Records from a dataset:

────────────────

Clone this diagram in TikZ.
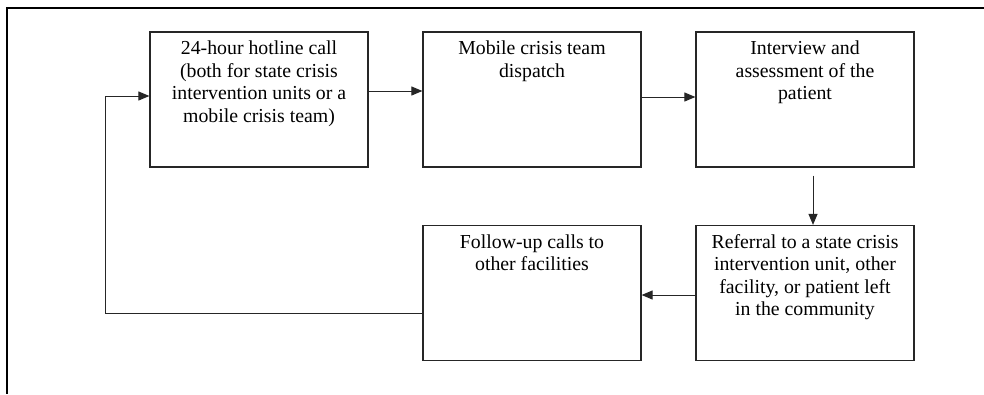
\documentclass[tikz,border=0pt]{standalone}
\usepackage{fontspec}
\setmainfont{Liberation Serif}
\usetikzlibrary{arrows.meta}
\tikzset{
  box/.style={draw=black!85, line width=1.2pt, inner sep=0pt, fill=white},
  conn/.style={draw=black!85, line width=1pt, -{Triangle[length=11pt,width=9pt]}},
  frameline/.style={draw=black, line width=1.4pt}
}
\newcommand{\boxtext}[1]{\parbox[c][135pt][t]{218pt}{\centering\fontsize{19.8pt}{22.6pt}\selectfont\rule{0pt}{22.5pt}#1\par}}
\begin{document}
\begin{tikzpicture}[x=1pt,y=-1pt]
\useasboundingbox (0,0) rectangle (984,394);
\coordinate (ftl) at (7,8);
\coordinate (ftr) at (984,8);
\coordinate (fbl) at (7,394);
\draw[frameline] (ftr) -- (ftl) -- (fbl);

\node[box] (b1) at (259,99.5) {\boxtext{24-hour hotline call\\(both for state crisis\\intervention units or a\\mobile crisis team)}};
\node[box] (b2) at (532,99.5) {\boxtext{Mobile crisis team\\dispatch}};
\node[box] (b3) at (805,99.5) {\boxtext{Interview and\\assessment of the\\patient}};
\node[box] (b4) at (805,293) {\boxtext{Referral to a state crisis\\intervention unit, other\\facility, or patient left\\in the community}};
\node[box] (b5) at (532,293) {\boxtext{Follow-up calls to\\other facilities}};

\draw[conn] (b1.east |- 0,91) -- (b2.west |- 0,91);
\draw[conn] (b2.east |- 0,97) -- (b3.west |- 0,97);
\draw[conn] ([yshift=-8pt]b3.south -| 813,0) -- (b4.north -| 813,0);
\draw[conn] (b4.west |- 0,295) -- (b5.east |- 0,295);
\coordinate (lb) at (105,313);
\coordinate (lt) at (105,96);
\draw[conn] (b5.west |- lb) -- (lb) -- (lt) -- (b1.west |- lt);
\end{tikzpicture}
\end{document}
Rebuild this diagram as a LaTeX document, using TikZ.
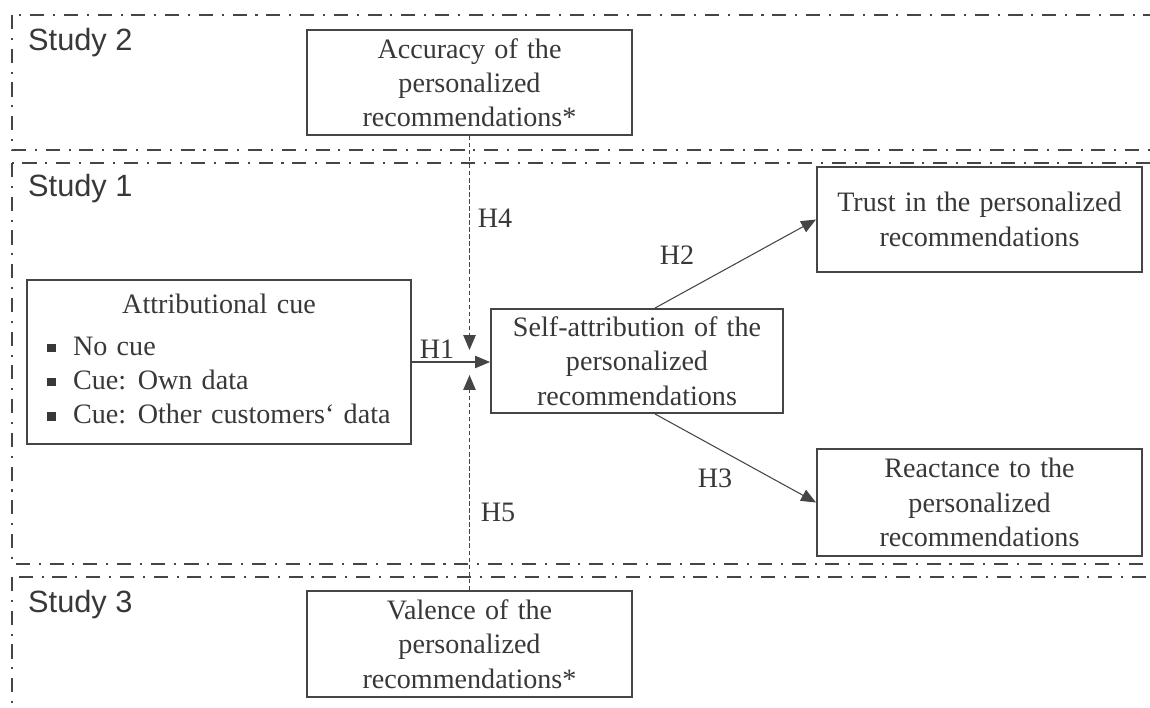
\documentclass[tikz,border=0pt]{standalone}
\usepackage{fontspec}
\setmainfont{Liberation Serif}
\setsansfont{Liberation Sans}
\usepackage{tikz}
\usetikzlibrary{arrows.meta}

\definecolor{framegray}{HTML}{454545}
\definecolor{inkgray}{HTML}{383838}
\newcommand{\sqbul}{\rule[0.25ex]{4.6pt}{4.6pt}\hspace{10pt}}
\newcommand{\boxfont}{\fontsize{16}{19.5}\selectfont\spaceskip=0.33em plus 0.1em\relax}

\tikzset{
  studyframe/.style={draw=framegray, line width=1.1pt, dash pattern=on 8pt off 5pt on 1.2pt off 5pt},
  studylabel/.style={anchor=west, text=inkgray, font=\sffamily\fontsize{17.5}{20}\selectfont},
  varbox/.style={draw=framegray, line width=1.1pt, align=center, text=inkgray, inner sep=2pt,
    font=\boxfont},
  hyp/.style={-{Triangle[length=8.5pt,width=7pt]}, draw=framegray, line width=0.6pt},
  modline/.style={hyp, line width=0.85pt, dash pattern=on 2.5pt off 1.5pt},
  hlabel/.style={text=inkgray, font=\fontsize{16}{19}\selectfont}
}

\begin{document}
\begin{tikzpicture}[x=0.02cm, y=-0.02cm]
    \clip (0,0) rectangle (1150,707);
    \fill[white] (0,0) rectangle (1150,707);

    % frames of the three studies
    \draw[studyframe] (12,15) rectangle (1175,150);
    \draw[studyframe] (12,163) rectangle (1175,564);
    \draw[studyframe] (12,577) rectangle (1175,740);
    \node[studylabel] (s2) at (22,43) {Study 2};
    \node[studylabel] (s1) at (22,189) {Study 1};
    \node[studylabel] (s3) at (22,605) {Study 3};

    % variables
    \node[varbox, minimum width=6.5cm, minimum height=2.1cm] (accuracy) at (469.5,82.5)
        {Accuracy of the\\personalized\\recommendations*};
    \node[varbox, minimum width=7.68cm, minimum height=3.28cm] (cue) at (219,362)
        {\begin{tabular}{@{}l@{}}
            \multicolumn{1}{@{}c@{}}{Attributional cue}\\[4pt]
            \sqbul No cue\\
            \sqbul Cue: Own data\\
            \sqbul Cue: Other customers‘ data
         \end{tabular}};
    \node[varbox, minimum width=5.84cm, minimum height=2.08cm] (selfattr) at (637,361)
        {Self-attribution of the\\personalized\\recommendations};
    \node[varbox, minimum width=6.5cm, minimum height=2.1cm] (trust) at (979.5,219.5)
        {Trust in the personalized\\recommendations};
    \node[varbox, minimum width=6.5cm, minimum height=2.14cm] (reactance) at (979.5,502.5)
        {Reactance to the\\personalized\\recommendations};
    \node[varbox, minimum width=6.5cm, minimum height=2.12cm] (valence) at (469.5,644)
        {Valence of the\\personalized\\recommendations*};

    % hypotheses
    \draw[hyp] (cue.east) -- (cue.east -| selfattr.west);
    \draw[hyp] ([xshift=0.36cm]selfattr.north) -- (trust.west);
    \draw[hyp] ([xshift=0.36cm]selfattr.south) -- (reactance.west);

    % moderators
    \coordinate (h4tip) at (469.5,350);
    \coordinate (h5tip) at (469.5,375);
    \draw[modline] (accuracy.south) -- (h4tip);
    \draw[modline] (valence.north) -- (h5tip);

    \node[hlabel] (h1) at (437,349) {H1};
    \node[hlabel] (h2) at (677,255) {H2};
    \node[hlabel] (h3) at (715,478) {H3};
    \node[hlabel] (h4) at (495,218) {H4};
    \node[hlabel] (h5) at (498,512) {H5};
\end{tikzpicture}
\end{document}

────────────────

WORK REQUIRED: Among the entries above, take the lines from the one with "Rebuild this diagram" through the one with "(s3) at (22,605)" and retype them exactly, leaving out the pictures.

TASK RESULT:
Rebuild this diagram as a LaTeX document, using TikZ.
\documentclass[tikz,border=0pt]{standalone}
\usepackage{fontspec}
\setmainfont{Liberation Serif}
\setsansfont{Liberation Sans}
\usepackage{tikz}
\usetikzlibrary{arrows.meta}

\definecolor{framegray}{HTML}{454545}
\definecolor{inkgray}{HTML}{383838}
\newcommand{\sqbul}{\rule[0.25ex]{4.6pt}{4.6pt}\hspace{10pt}}
\newcommand{\boxfont}{\fontsize{16}{19.5}\selectfont\spaceskip=0.33em plus 0.1em\relax}

\tikzset{
  studyframe/.style={draw=framegray, line width=1.1pt, dash pattern=on 8pt off 5pt on 1.2pt off 5pt},
  studylabel/.style={anchor=west, text=inkgray, font=\sffamily\fontsize{17.5}{20}\selectfont},
  varbox/.style={draw=framegray, line width=1.1pt, align=center, text=inkgray, inner sep=2pt,
    font=\boxfont},
  hyp/.style={-{Triangle[length=8.5pt,width=7pt]}, draw=framegray, line width=0.6pt},
  modline/.style={hyp, line width=0.85pt, dash pattern=on 2.5pt off 1.5pt},
  hlabel/.style={text=inkgray, font=\fontsize{16}{19}\selectfont}
}

\begin{document}
\begin{tikzpicture}[x=0.02cm, y=-0.02cm]
    \clip (0,0) rectangle (1150,707);
    \fill[white] (0,0) rectangle (1150,707);

    % frames of the three studies
    \draw[studyframe] (12,15) rectangle (1175,150);
    \draw[studyframe] (12,163) rectangle (1175,564);
    \draw[studyframe] (12,577) rectangle (1175,740);
    \node[studylabel] (s2) at (22,43) {Study 2};
    \node[studylabel] (s1) at (22,189) {Study 1};
    \node[studylabel] (s3) at (22,605) {Study 3};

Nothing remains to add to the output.